--- Start ---
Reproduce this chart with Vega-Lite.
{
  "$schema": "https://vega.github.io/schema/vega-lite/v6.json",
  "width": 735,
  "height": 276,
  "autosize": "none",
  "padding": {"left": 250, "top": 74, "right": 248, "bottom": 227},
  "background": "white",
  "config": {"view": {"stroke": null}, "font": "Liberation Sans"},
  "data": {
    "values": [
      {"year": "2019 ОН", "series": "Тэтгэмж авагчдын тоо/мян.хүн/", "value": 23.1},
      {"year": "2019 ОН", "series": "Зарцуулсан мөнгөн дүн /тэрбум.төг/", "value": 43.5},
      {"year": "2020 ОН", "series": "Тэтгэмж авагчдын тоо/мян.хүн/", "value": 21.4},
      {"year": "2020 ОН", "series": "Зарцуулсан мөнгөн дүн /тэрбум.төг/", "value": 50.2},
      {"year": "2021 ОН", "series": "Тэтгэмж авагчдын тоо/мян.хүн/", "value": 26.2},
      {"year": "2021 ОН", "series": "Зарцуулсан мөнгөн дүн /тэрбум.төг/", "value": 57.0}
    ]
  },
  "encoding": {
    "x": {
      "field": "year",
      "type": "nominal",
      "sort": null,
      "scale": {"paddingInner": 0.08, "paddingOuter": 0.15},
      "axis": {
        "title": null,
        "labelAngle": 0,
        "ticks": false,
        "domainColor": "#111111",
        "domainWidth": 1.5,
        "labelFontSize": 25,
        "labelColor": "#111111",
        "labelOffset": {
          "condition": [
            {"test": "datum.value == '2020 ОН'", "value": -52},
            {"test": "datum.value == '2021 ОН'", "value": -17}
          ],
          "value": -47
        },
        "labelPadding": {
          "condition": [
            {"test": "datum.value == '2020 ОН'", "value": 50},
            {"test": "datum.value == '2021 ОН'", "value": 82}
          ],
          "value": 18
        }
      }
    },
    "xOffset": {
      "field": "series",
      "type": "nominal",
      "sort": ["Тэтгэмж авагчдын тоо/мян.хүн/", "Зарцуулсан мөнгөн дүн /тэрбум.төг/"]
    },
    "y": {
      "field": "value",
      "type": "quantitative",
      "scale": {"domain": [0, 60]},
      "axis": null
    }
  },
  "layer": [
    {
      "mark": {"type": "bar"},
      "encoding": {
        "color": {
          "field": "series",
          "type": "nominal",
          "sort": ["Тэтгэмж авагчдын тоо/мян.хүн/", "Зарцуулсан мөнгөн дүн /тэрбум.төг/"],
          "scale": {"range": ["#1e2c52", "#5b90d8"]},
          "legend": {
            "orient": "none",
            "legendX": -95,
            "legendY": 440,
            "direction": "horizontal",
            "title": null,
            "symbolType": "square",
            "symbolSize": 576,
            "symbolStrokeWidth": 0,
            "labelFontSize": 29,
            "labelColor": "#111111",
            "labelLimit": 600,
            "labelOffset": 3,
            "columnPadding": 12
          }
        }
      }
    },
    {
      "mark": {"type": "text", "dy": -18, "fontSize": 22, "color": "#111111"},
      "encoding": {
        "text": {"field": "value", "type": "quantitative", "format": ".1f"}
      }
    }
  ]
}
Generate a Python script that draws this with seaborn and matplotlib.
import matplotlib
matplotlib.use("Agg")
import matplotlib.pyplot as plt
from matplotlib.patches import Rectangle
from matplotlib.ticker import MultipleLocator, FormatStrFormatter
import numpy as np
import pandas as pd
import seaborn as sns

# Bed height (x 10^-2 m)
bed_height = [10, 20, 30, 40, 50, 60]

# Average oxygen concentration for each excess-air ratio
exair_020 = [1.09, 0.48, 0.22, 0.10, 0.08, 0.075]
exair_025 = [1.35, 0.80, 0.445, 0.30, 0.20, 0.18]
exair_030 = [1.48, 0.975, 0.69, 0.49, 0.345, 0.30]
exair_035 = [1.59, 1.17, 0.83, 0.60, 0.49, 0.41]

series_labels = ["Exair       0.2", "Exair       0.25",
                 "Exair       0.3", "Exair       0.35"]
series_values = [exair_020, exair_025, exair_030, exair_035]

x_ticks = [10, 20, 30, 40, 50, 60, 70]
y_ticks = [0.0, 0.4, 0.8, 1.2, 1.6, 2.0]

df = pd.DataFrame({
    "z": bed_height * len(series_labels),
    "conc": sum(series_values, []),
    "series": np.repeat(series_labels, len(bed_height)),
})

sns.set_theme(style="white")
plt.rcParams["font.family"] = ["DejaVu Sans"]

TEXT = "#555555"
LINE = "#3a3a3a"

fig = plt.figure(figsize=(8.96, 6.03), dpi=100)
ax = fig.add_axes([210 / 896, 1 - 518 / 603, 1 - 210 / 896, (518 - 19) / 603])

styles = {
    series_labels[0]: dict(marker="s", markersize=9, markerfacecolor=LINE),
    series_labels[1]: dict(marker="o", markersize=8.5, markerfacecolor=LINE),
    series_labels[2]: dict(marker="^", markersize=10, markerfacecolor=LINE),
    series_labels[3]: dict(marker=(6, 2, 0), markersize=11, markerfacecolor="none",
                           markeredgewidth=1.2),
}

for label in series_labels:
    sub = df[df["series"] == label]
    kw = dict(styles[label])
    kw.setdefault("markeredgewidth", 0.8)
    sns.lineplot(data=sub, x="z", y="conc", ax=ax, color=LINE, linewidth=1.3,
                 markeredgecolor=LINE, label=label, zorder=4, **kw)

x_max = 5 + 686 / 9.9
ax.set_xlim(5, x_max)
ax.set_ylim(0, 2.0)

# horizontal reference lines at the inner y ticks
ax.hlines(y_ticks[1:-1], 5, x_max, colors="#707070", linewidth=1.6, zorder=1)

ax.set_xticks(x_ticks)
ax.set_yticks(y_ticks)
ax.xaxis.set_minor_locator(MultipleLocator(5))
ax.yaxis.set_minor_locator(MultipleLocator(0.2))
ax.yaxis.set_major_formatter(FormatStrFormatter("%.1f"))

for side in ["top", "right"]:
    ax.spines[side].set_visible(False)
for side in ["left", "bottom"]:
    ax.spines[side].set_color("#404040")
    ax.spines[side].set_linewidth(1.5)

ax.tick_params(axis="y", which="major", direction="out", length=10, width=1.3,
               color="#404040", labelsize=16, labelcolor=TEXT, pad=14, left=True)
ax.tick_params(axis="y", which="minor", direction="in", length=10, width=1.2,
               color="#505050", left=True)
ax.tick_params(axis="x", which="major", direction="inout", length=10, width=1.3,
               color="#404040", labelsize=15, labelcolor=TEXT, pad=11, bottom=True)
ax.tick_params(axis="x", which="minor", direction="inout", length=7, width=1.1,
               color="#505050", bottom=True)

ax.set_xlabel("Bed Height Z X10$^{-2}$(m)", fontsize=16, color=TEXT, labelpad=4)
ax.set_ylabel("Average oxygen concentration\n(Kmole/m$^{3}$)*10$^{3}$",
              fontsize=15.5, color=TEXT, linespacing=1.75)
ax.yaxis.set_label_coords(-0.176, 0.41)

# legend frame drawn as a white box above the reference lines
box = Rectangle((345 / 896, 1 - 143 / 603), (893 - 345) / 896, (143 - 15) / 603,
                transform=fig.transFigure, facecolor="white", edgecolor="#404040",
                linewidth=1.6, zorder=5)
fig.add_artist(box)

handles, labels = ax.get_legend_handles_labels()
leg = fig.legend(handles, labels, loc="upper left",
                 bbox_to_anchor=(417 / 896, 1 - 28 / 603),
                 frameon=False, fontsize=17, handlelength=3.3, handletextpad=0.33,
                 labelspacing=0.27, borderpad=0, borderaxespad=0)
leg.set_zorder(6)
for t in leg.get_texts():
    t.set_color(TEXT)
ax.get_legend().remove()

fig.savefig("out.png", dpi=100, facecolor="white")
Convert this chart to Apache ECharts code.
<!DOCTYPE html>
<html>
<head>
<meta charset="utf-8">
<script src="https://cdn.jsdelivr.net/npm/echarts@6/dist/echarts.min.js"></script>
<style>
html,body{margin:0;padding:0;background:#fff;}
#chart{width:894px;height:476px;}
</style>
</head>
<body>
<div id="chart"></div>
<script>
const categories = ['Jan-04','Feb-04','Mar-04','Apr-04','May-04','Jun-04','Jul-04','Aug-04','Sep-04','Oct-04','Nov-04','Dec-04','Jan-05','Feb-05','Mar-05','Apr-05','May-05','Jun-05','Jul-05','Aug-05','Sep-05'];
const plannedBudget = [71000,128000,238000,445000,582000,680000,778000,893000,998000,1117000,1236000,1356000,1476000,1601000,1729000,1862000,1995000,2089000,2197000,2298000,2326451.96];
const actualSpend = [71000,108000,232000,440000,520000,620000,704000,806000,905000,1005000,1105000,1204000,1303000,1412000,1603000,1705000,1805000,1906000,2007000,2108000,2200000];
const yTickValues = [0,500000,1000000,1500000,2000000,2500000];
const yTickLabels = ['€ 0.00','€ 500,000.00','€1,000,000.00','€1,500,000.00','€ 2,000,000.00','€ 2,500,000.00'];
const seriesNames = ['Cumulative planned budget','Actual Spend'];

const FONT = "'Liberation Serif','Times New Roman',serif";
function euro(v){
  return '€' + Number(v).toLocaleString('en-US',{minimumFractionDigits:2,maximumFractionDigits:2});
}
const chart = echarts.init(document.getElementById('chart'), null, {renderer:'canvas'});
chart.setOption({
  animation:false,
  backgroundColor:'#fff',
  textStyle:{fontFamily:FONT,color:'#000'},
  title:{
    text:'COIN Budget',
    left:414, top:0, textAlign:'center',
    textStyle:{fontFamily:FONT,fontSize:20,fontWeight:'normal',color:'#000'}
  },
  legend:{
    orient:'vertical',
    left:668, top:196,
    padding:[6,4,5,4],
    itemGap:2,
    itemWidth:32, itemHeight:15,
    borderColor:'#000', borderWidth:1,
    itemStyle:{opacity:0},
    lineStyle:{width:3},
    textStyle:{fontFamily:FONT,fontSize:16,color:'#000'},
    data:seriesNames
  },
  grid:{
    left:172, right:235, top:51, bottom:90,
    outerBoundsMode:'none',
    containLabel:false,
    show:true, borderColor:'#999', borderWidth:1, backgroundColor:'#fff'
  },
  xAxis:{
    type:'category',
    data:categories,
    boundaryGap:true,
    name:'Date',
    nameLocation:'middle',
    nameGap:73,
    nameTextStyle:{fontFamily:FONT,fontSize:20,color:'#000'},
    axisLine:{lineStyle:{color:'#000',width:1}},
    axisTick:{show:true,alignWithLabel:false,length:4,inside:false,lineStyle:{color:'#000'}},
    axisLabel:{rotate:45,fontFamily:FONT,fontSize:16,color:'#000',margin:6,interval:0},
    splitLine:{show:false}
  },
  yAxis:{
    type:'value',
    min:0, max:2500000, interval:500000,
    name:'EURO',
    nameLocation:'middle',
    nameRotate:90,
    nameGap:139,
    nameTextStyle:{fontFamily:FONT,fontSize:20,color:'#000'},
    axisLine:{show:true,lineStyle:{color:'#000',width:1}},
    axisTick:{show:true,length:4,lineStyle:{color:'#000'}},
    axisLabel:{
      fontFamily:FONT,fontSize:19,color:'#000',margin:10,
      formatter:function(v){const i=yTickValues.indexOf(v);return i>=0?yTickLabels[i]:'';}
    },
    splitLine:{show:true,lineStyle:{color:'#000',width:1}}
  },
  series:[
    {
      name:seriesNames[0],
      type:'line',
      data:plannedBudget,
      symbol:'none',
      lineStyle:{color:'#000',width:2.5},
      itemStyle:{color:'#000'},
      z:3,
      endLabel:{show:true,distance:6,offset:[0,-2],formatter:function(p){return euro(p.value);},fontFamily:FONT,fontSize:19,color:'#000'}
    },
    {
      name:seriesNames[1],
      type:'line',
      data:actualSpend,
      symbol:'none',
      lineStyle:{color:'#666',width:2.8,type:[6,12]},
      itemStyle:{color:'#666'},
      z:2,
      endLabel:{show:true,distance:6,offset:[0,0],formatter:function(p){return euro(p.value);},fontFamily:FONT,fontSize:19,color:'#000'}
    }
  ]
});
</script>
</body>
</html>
--- End ---
**WHAT YOU WILL DO:**
Give back, word for word, each line from the one containing "Generate a Python" down to the one containing "bed_height = [10, 20, 30, 40, 50, 60]", including those two lines.

**WRITTEN ANSWER:**
Generate a Python script that draws this with seaborn and matplotlib.
import matplotlib
matplotlib.use("Agg")
import matplotlib.pyplot as plt
from matplotlib.patches import Rectangle
from matplotlib.ticker import MultipleLocator, FormatStrFormatter
import numpy as np
import pandas as pd
import seaborn as sns

# Bed height (x 10^-2 m)
bed_height = [10, 20, 30, 40, 50, 60]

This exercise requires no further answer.